**Problem requirements**
Repeat, please, only the lines from the top of the data down to the line with "OUT_STEP_H = 0.25"; include both of those lines.

**Supplied information**
○ ○ ○

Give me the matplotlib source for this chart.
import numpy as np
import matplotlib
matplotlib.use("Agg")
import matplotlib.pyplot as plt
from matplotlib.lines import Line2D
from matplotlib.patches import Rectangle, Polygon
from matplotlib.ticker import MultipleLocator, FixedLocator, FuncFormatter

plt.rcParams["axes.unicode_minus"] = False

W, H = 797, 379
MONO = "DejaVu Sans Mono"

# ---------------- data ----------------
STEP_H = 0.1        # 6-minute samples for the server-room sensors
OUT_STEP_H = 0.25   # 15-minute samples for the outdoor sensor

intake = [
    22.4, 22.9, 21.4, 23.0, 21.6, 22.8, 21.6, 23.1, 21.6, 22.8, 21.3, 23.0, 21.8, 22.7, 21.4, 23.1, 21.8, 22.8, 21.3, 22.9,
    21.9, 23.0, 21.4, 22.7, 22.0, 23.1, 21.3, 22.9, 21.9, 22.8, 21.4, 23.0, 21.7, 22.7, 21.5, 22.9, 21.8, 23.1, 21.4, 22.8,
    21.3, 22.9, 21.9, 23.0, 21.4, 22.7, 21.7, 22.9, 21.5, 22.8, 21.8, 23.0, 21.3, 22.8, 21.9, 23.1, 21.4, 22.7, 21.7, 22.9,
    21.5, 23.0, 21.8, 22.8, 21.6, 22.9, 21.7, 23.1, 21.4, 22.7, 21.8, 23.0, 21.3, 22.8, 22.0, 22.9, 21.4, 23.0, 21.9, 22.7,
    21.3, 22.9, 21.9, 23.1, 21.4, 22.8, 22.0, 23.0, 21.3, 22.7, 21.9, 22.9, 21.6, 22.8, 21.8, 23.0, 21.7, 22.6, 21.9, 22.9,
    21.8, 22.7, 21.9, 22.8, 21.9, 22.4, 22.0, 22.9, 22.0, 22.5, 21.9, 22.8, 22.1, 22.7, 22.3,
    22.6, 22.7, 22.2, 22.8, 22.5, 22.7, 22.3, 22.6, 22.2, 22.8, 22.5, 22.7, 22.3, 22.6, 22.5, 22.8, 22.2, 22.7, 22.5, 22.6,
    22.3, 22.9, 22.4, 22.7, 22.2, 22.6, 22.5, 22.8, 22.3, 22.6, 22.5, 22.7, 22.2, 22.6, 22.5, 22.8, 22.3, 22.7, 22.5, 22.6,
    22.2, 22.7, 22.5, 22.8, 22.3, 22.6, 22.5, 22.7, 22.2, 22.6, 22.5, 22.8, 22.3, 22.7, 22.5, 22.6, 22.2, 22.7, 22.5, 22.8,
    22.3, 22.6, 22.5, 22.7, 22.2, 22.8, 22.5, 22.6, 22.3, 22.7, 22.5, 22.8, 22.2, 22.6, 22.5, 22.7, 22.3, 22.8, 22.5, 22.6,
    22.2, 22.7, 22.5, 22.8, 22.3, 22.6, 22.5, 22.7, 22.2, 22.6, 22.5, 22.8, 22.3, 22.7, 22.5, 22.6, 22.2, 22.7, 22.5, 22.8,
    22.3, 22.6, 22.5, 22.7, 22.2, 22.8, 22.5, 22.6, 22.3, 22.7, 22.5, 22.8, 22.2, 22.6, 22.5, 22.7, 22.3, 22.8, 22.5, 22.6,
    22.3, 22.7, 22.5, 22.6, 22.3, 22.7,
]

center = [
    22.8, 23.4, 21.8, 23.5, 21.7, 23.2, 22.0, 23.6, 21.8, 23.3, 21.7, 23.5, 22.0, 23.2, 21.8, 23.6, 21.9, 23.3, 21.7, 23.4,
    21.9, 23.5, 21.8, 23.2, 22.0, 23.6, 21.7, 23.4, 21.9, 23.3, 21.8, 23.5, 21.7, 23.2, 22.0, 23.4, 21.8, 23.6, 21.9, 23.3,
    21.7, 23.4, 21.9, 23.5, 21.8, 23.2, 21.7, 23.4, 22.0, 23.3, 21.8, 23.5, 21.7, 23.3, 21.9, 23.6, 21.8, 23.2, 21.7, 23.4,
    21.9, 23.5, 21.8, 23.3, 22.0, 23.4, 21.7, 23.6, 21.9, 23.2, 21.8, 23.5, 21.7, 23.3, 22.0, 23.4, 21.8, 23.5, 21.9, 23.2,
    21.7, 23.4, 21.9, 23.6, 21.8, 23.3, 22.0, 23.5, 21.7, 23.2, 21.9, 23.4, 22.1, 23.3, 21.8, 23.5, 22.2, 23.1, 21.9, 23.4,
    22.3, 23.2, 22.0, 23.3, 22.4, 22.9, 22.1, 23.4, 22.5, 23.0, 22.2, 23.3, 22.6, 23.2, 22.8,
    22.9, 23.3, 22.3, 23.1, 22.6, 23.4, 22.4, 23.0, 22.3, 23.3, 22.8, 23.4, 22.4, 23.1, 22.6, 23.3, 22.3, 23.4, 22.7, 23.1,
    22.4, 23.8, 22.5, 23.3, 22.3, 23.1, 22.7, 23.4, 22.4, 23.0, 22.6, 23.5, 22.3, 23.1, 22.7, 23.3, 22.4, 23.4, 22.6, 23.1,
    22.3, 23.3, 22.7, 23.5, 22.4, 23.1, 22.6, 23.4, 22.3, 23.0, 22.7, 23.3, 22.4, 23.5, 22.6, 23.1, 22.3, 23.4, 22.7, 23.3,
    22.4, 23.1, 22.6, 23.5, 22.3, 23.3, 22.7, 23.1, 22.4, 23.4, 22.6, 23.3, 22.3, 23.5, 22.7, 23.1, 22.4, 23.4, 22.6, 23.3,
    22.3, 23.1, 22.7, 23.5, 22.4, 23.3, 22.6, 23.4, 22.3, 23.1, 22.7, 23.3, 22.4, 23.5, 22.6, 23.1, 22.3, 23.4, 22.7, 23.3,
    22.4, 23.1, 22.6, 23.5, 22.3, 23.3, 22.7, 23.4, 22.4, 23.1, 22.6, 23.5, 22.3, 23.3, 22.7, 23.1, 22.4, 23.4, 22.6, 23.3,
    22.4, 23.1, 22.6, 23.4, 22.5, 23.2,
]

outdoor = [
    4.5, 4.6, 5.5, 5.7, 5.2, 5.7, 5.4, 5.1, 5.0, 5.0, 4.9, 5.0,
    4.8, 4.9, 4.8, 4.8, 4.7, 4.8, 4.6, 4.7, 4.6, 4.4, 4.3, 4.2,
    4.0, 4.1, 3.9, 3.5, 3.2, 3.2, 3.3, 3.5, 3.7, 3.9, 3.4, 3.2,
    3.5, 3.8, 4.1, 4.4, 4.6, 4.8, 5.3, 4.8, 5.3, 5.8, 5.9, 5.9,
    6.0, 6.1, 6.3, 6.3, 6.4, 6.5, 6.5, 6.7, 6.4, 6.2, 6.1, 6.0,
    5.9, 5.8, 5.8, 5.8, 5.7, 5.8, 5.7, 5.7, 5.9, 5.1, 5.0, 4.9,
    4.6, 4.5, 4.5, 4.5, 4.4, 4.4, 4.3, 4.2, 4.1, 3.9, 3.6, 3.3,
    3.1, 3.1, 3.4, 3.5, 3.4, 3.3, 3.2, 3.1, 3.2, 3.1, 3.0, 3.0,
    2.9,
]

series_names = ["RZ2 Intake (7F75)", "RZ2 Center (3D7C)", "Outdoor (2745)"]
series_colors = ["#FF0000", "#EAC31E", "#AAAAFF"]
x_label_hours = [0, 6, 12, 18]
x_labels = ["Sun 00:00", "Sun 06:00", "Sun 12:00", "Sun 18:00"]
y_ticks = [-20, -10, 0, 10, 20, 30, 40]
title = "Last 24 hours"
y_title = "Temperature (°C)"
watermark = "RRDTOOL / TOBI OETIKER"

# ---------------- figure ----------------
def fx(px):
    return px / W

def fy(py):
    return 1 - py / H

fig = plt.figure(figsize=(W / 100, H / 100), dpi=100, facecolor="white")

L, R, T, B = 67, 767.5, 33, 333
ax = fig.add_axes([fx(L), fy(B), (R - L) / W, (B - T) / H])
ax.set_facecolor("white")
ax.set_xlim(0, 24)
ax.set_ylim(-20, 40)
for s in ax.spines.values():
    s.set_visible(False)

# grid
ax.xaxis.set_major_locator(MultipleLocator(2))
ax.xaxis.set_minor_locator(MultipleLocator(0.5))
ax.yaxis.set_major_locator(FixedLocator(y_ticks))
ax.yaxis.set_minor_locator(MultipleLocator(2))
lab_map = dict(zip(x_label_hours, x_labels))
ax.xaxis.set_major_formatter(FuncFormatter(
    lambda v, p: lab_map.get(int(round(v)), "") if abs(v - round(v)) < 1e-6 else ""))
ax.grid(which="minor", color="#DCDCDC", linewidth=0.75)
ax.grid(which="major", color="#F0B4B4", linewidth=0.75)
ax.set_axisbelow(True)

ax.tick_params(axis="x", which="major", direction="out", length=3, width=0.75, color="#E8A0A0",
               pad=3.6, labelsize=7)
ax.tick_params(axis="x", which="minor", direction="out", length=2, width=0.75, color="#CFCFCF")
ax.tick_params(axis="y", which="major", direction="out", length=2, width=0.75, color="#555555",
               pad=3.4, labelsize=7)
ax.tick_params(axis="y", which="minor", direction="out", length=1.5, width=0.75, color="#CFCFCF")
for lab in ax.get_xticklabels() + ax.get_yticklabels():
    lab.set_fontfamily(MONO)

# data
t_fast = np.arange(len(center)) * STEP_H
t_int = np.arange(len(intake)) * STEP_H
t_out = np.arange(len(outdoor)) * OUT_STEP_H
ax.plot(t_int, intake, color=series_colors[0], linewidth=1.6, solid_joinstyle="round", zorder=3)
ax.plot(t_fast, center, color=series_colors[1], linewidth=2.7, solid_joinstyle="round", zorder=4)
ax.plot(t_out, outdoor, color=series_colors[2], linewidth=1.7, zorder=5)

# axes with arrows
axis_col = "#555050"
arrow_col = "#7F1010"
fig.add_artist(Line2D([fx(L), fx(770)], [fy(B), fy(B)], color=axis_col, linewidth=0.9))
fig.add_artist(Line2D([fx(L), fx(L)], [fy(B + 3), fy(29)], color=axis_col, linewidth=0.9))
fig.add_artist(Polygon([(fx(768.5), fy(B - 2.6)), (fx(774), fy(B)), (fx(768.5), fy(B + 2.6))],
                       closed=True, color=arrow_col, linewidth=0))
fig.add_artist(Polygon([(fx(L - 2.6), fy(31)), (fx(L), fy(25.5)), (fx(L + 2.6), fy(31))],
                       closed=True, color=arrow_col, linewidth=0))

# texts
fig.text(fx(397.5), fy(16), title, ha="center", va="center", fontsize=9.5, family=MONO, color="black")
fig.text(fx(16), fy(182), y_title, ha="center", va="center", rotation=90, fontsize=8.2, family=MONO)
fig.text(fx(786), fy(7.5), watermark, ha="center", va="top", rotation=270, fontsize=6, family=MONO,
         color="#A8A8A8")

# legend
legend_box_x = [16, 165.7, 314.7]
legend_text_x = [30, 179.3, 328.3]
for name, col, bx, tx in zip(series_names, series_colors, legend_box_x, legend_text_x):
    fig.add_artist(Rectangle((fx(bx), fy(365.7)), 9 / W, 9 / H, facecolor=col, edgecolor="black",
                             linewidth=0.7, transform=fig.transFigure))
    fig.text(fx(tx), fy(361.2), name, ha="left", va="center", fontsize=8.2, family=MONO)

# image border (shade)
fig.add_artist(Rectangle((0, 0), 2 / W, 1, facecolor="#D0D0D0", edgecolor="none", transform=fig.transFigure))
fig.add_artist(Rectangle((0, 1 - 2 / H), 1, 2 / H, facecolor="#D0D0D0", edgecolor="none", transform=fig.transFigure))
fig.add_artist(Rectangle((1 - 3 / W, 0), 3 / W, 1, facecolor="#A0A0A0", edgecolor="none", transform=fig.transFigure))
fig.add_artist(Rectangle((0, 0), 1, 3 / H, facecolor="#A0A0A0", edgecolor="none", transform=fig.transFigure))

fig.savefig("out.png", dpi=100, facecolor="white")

○ ○ ○

**Result of the task**
Give me the matplotlib source for this chart.
import numpy as np
import matplotlib
matplotlib.use("Agg")
import matplotlib.pyplot as plt
from matplotlib.lines import Line2D
from matplotlib.patches import Rectangle, Polygon
from matplotlib.ticker import MultipleLocator, FixedLocator, FuncFormatter

plt.rcParams["axes.unicode_minus"] = False

W, H = 797, 379
MONO = "DejaVu Sans Mono"

# ---------------- data ----------------
STEP_H = 0.1        # 6-minute samples for the server-room sensors
OUT_STEP_H = 0.25   # 15-minute samples for the outdoor sensor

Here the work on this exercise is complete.